Jumpin said:
E3 2011 was about a year and a half before the Wii U launch and isn’t relevant. The people who were wondering what it was found out soon after. I wouldn’t be so credulous to believe that anecdote that sounds so absurd when applying even the most basic reasoning; for example, you can ask these questions: Why would someone buy a gaming console for a friend that not only doesn’t want it, but has never heard of it? How could the person see that box, feel its weight, and not know what it was? Who gets an expensive gift and considers it an accessory to put in the closet? The point is, the mass confusion you’re claiming didn’t happen—at least not any time close to the console’s launch, let alone for the entire generation. Again, we’re human beings, not capuchin monkeys… but as has been pointed out, there are flat earthers :D |
The point is that if even proper gamers had trouble figuring out what it was then people who don't know much about video games are gonna have a much harder time. Look at Kakadu being confused by it back then and he'll have been more in tune with video games back then than the average person so it was very much a confusing product for the masses.

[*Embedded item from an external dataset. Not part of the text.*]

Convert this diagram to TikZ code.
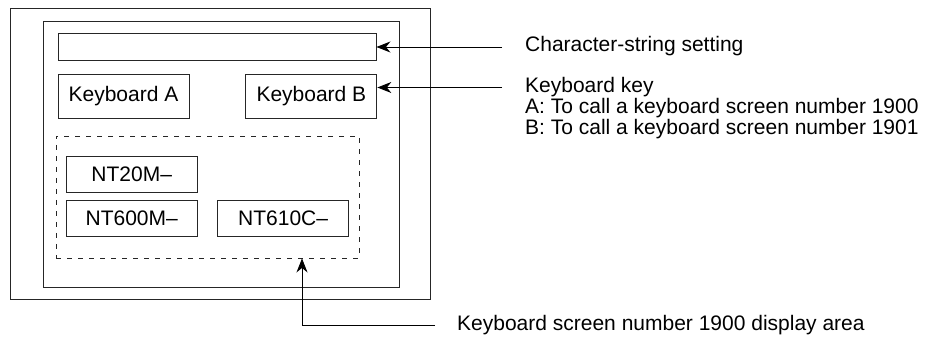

It's not an absurd scenario. Obviously cause the person had a Wii so thought he'd want the successor, they thought it was a heavy accessory and never got around to selling it so it just stayed there. You're putting far too much faith in the average person. A LOT of people aren't gonna do even a minute of research for stuff like this and judge completely based on initial impression. Things like scams wouldn't be so common if loads of people weren't falling for stuff every year that even basic research would show is bullshit. Someone not doing any research on an expensive gift they received to know for sure what it is is dumb but people are often dumb.